O presidente do Sindmar e da Conttmaf, Carlos Augusto Müller, lembra que sem um programa efetivo de SMS para reduzir os riscos de acidentes a bordo de navios de outras bandeiras que operam continuamente em águas brasileiras, a Petrobras torna-se a maior indutora de trabalho marítimo em condições inseguras, que afrontam a integridade física e a saúde de suas tripulações, e mutilam trabalhadores marítimos.

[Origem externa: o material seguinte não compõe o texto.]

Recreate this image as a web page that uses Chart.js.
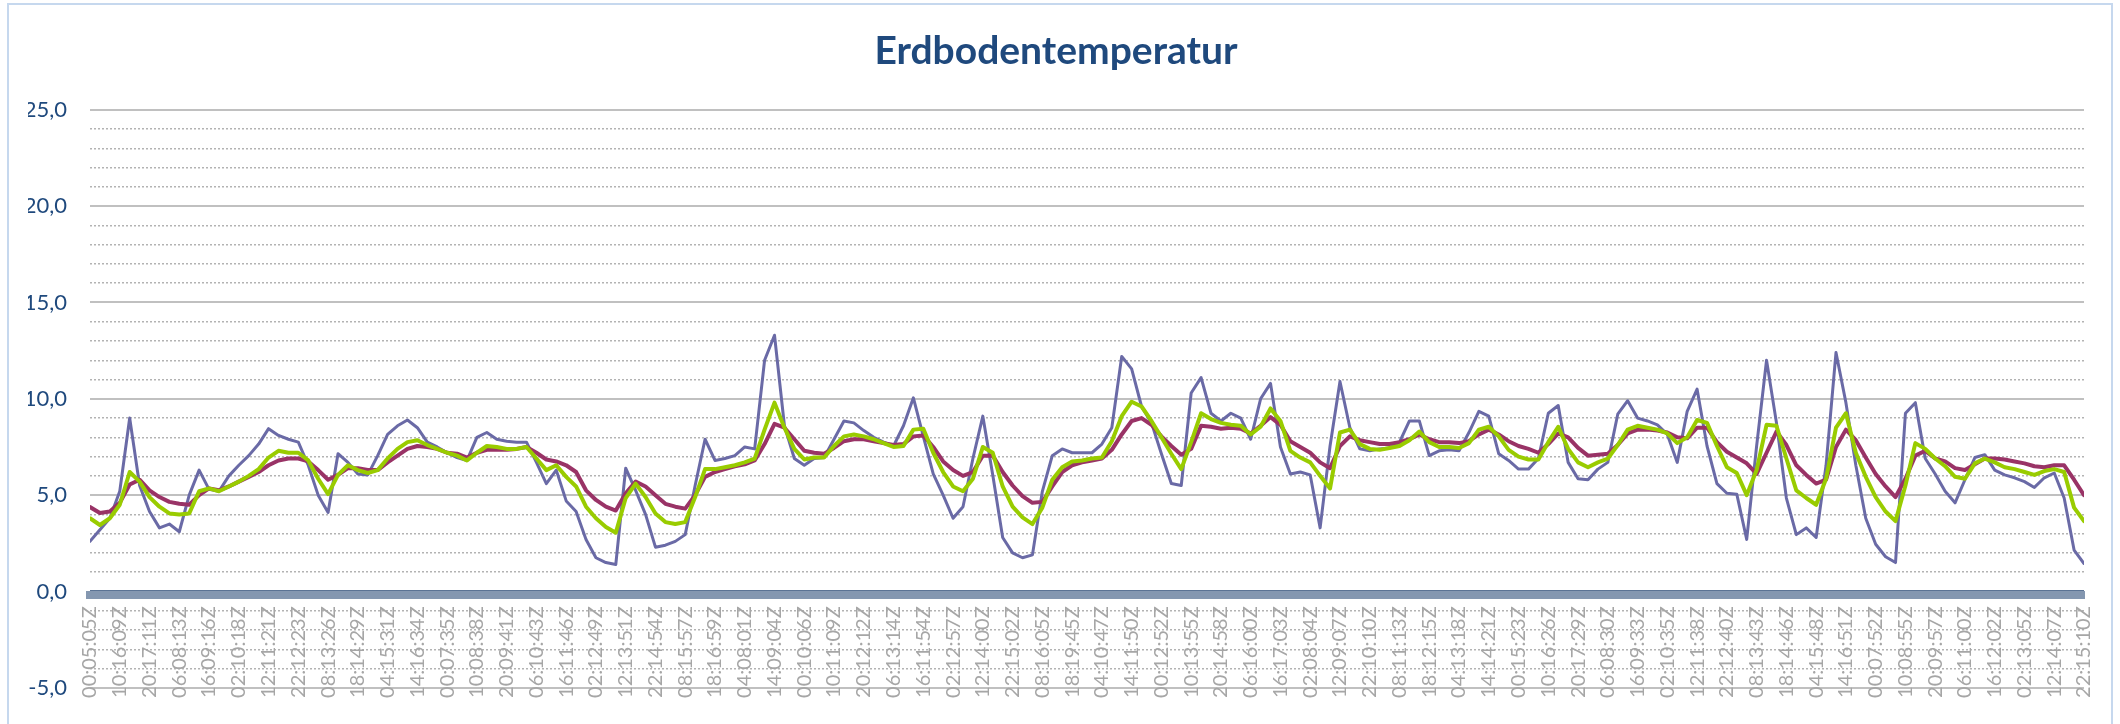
<!DOCTYPE html>
<html>
<head>
<meta charset="utf-8">
<title>Erdbodentemperatur</title>
<script src="https://cdn.jsdelivr.net/npm/chart.js@4.4.1/dist/chart.umd.min.js"></script>
<style>
  html, body { margin: 0; padding: 0; background: #fff; }
  #wrap { position: relative; width: 2120px; height: 724px; overflow: hidden; }
  #frame { position: absolute; left: 7px; top: 3px; width: 2106px; height: 760px; border: 2px solid #c6d8ee; box-sizing: border-box; pointer-events: none; }
  canvas { display: block; }
</style>
</head>
<body>
<div id="wrap">
  <canvas id="soilChart" width="2120" height="724"></canvas>
  <div id="frame"></div>
</div>
<script>
// axis labels, one every 3 samples
const timeLabels = [
    "00:05:05Z", "10:16:09Z", "20:17:11Z", "06:08:13Z", "16:09:16Z", "02:10:18Z", "12:11:21Z", "22:12:23Z",
    "08:13:26Z", "18:14:29Z", "04:15:31Z", "14:16:34Z", "00:07:35Z", "10:08:38Z", "20:09:41Z", "06:10:43Z",
    "16:11:46Z", "02:12:49Z", "12:13:51Z", "22:14:54Z", "08:15:57Z", "18:16:59Z", "04:08:01Z", "14:09:04Z",
    "00:10:06Z", "10:11:09Z", "20:12:12Z", "06:13:14Z", "16:11:54Z", "02:12:57Z", "12:14:00Z", "22:15:02Z",
    "08:16:05Z", "18:19:45Z", "04:10:47Z", "14:11:50Z", "00:12:52Z", "10:13:55Z", "20:14:58Z", "06:16:00Z",
    "16:17:03Z", "02:08:04Z", "12:09:07Z", "22:10:10Z", "08:11:13Z", "18:12:15Z", "04:13:18Z", "14:14:21Z",
    "00:15:23Z", "10:16:26Z", "20:17:29Z", "06:08:30Z", "16:09:33Z", "02:10:35Z", "12:11:38Z", "22:12:40Z",
    "08:13:43Z", "18:14:46Z", "04:15:48Z", "14:16:51Z", "00:07:52Z", "10:08:55Z", "20:09:57Z", "06:11:00Z",
    "16:12:02Z", "02:13:05Z", "12:14:07Z", "22:15:10Z"
];
const samplesPerLabel = 3;

// purple/blue line (reacts fastest)
const blueSeries = [
    2.6, 3.2, 3.8, 5.2, 9.0, 5.5, 4.15, 3.3, 3.5, 3.1, 5.0, 6.3,
    5.3, 5.2, 6.0, 6.55, 7.05, 7.65, 8.45, 8.1, 7.9, 7.75, 6.55, 5.0,
    4.1, 7.15, 6.7, 6.1, 6.05, 7.05, 8.15, 8.6, 8.9, 8.5, 7.75, 7.5,
    7.2, 6.95, 6.8, 8.0, 8.25, 7.9, 7.8, 7.75, 7.75, 6.7, 5.6, 6.3,
    4.7, 4.15, 2.7, 1.75, 1.5, 1.4, 6.4, 5.25, 4.0, 2.3, 2.4, 2.6,
    2.95, 5.5, 7.9, 6.8, 6.9, 7.05, 7.5, 7.4, 12.0, 13.3, 8.6, 6.9,
    6.55, 6.9, 6.95, 7.9, 8.85, 8.75, 8.35, 8.0, 7.75, 7.55, 8.6, 10.05,
    8.05, 6.1, 5.0, 3.8, 4.4, 6.9, 9.1, 6.05, 2.8, 2.0, 1.75, 1.9,
    5.2, 7.05, 7.4, 7.2, 7.2, 7.2, 7.65, 8.5, 12.2, 11.55, 9.6, 8.75,
    7.15, 5.6, 5.5, 10.3, 11.1, 9.25, 8.85, 9.25, 9.0, 7.9, 10.0, 10.8,
    7.5, 6.1, 6.2, 6.05, 3.3, 7.55, 10.9, 8.5, 7.4, 7.3, 7.4, 7.45,
    7.75, 8.85, 8.85, 7.05, 7.3, 7.35, 7.3, 8.25, 9.35, 9.1, 7.15, 6.8,
    6.35, 6.35, 6.9, 9.25, 9.65, 6.7, 5.85, 5.8, 6.35, 6.7, 9.2, 9.9,
    9.0, 8.85, 8.65, 8.15, 6.7, 9.35, 10.5, 7.55, 5.6, 5.1, 5.05, 2.7,
    7.55, 12.0, 8.75, 4.85, 2.95, 3.3, 2.8, 6.55, 12.4, 9.8, 6.55, 3.8,
    2.45, 1.8, 1.5, 9.25, 9.8, 6.9, 6.1, 5.2, 4.6, 5.8, 6.95, 7.1,
    6.3, 6.05, 5.9, 5.7, 5.4, 5.9, 6.15, 4.85, 2.15, 1.45
];

// dark red line (slowest)
const magentaSeries = [
    4.38, 4.07, 4.15, 4.6, 5.55, 5.8, 5.25, 4.9, 4.65, 4.55, 4.5, 5.0,
    5.35, 5.25, 5.45, 5.7, 5.95, 6.2, 6.55, 6.8, 6.9, 6.9, 6.75, 6.3,
    5.8, 6.05, 6.4, 6.4, 6.3, 6.3, 6.7, 7.05, 7.4, 7.55, 7.5, 7.4,
    7.2, 7.15, 6.95, 7.2, 7.35, 7.35, 7.35, 7.4, 7.5, 7.2, 6.85, 6.75,
    6.55, 6.2, 5.25, 4.75, 4.4, 4.2, 5.1, 5.7, 5.45, 5.0, 4.55, 4.4,
    4.3, 5.0, 5.95, 6.2, 6.35, 6.5, 6.6, 6.8, 7.65, 8.7, 8.5, 7.9,
    7.3, 7.2, 7.15, 7.45, 7.8, 7.9, 7.9, 7.8, 7.7, 7.6, 7.65, 8.05,
    8.1, 7.5, 6.75, 6.3, 6.0, 6.2, 7.05, 7.05, 6.2, 5.5, 4.95, 4.6,
    4.65, 5.45, 6.2, 6.55, 6.7, 6.8, 6.9, 7.35, 8.15, 8.85, 9.0, 8.65,
    8.05, 7.55, 7.1, 7.4, 8.6, 8.55, 8.45, 8.5, 8.45, 8.2, 8.6, 9.05,
    8.65, 7.8, 7.5, 7.2, 6.7, 6.4, 7.55, 8.05, 7.85, 7.75, 7.65, 7.65,
    7.75, 7.9, 8.15, 7.9, 7.75, 7.75, 7.7, 7.8, 8.15, 8.4, 8.15, 7.8,
    7.55, 7.4, 7.2, 7.65, 8.2, 8.0, 7.45, 7.05, 7.1, 7.15, 7.6, 8.2,
    8.4, 8.4, 8.35, 8.25, 8.0, 7.95, 8.5, 8.5, 7.75, 7.25, 6.95, 6.65,
    6.1, 7.2, 8.3, 7.6, 6.55, 6.05, 5.6, 5.8, 7.5, 8.4, 7.85, 6.95,
    6.1, 5.45, 4.9, 5.85, 7.05, 7.3, 6.9, 6.75, 6.4, 6.3, 6.6, 6.9,
    6.9, 6.85, 6.75, 6.65, 6.5, 6.45, 6.55, 6.55, 5.8, 5.0
];

// light green line
const greenSeries = [
    3.8, 3.45, 3.8, 4.5, 6.2, 5.7, 4.9, 4.4, 4.05, 4.0, 4.05, 5.2,
    5.35, 5.2, 5.45, 5.7, 6.0, 6.35, 6.95, 7.3, 7.2, 7.2, 6.8, 5.85,
    5.05, 6.05, 6.55, 6.3, 6.15, 6.3, 6.9, 7.4, 7.75, 7.85, 7.6, 7.4,
    7.2, 7.05, 6.8, 7.2, 7.55, 7.5, 7.4, 7.4, 7.5, 6.9, 6.3, 6.55,
    5.95, 5.45, 4.4, 3.8, 3.35, 3.05, 4.85, 5.6, 4.9, 4.05, 3.6, 3.5,
    3.6, 4.9, 6.35, 6.35, 6.45, 6.55, 6.7, 6.9, 8.4, 9.8, 8.5, 7.4,
    6.85, 6.95, 6.95, 7.55, 8.05, 8.15, 8.05, 7.9, 7.7, 7.5, 7.55, 8.4,
    8.45, 7.2, 6.2, 5.45, 5.2, 5.85, 7.5, 7.2, 5.45, 4.4, 3.85, 3.5,
    4.35, 5.8, 6.45, 6.75, 6.8, 6.9, 6.95, 7.8, 9.1, 9.85, 9.6, 8.85,
    8.0, 7.15, 6.35, 7.75, 9.25, 8.95, 8.75, 8.65, 8.6, 8.15, 8.55, 9.5,
    8.85, 7.3, 6.95, 6.7, 6.0, 5.35, 8.25, 8.4, 7.65, 7.4, 7.35, 7.45,
    7.55, 7.85, 8.3, 7.75, 7.5, 7.5, 7.45, 7.7, 8.4, 8.55, 8.05, 7.35,
    7.0, 6.85, 6.85, 7.75, 8.55, 7.4, 6.7, 6.45, 6.7, 6.9, 7.6, 8.4,
    8.6, 8.5, 8.4, 8.2, 7.7, 8.0, 8.9, 8.75, 7.55, 6.45, 6.15, 5.0,
    6.3, 8.65, 8.6, 6.9, 5.25, 4.85, 4.5, 5.85, 8.5, 9.25, 7.2, 5.95,
    4.9, 4.15, 3.65, 5.5, 7.7, 7.4, 6.9, 6.5, 5.95, 5.85, 6.65, 6.9,
    6.7, 6.45, 6.35, 6.2, 6.05, 6.25, 6.35, 6.2, 4.35, 3.65
];

const yMin = -5;
const yMax = 25;

function toPoints(values) {
    return values.map((v, i) => ({ x: i / samplesPerLabel, y: v }));
}

function formatGerman(v) {
    return v.toFixed(1).replace(".", ",");
}

Chart.defaults.font.family = "Lato, 'Open Sans', sans-serif";

const ctx = document.getElementById("soilChart").getContext("2d");

const soilChart = new Chart(ctx, {
    type: "line",
    data: {
        datasets: [
            { data: toPoints(greenSeries), borderColor: "#99cc00", borderWidth: 4 },
            { data: toPoints(magentaSeries), borderColor: "#993366", borderWidth: 4 },
            { data: toPoints(blueSeries), borderColor: "#6a6aa6", borderWidth: 3 }
        ]
    },
    options: {
        responsive: false,
        animation: false,
        devicePixelRatio: 1,
        layout: { padding: { left: 28, right: 36, top: 0, bottom: 28 } },
        elements: {
            point: { radius: 0 },
            line: { tension: 0, fill: false, borderJoinStyle: "round", borderCapStyle: "round" }
        },
        plugins: {
            legend: { display: false },
            tooltip: { enabled: false },
            title: {
                display: true,
                text: "Erdbodentemperatur",
                color: "#1f497d",
                font: { size: 39, weight: "bold" },
                padding: { top: 28, bottom: 35 }
            }
        },
        scales: {
            x: {
                type: "linear",
                position: { y: -0.2 },   // axis bar sits just under 0
                min: 0,
                max: timeLabels.length - 1,
                grid: { display: false, drawTicks: false },
                border: { display: true, color: "#8497b0", width: 8 },
                ticks: {
                    stepSize: 1,
                    maxTicksLimit: 200,
                    autoSkip: false,
                    minRotation: 90,
                    maxRotation: 90,
                    padding: 11,
                    color: "#a6a6a6",
                    font: { size: 20 },
                    callback: (value) => timeLabels[Math.round(value)] ?? ""
                },
                afterFit: (scale) => { scale.height = 0; }
            },
            y: {
                position: "left",
                min: yMin,
                max: yMax,
                grid: {
                    drawTicks: false,
                    lineWidth: 2,
                    color: (c) => (c.tick && c.tick.value === 0 ? "#5b7394" : "#c0c0c0")
                },
                border: { display: false },
                ticks: {
                    stepSize: 5,
                    padding: 23,
                    color: "#1f497d",
                    font: { size: 22 },
                    callback: (value) => formatGerman(value)
                },
                afterFit: (scale) => { scale.width = 62; }
            },
            yMinor: {
                position: "left",
                min: yMin,
                max: yMax,
                grid: {
                    drawTicks: false,
                    lineWidth: 1.5,
                    color: (c) => (c.tick && c.tick.value % 5 === 0 ? "rgba(0,0,0,0)" : "#b3b3b3")
                },
                border: { display: false, dash: [2, 2] },
                ticks: { display: false, stepSize: 1 },
                afterFit: (scale) => { scale.width = 0; }
            }
        }
    }
});
</script>
</body>
</html>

“Temos observado com perturbadora frequência navios afretados pela Petrobras que operam em condição “sub-standard” – especialmente no que se refere a questões laborais, de segurança, meio ambiente e saúde – o que levou a Organização Sindical Marítima brasileira a criar em 2016 a campanha contra os “navios piratas”, geralmente registrados em bandeiras de conveniência”, informa na carta à Petrobras.
Segundo o dirigente sindical, a empresa também concede aos navios estrangeiros privilégios concorrenciais indecentes em comparação ao que é oferecido aos brasileiros e não exige a bordo destas embarcações de bandeira de conveniência o mesmo padrão de SMS que possui em suas próprias unidades.
“Operar navios em condições elevadas de SMS tem um custo grande também. Ao permitir um padrão tão baixo em águas nacionais, a Petrobras distorce os custos operacionais e estimula o que há de pior em nossas águas. Isso acaba inviabilizando financeiramente os navios brasileiros que são operados nos melhores padrões de segurança”, avalia.
Para ele, o descaso e a falta de sensibilidade da gerência da Petrobras persistem em relação aos trabalhadores marítimos.
“Buscaremos sensibilizar as autoridades para esse inaceitável desequilíbrio nos padrões de SMS praticados em águas nacionais pela Petrobras em suas atividades marítimas. O governo brasileiro deveria estabelecer uma força-tarefa para acabar com essas operações inseguras e prejudiciais à saúde dos marítimos”, finaliza Müller.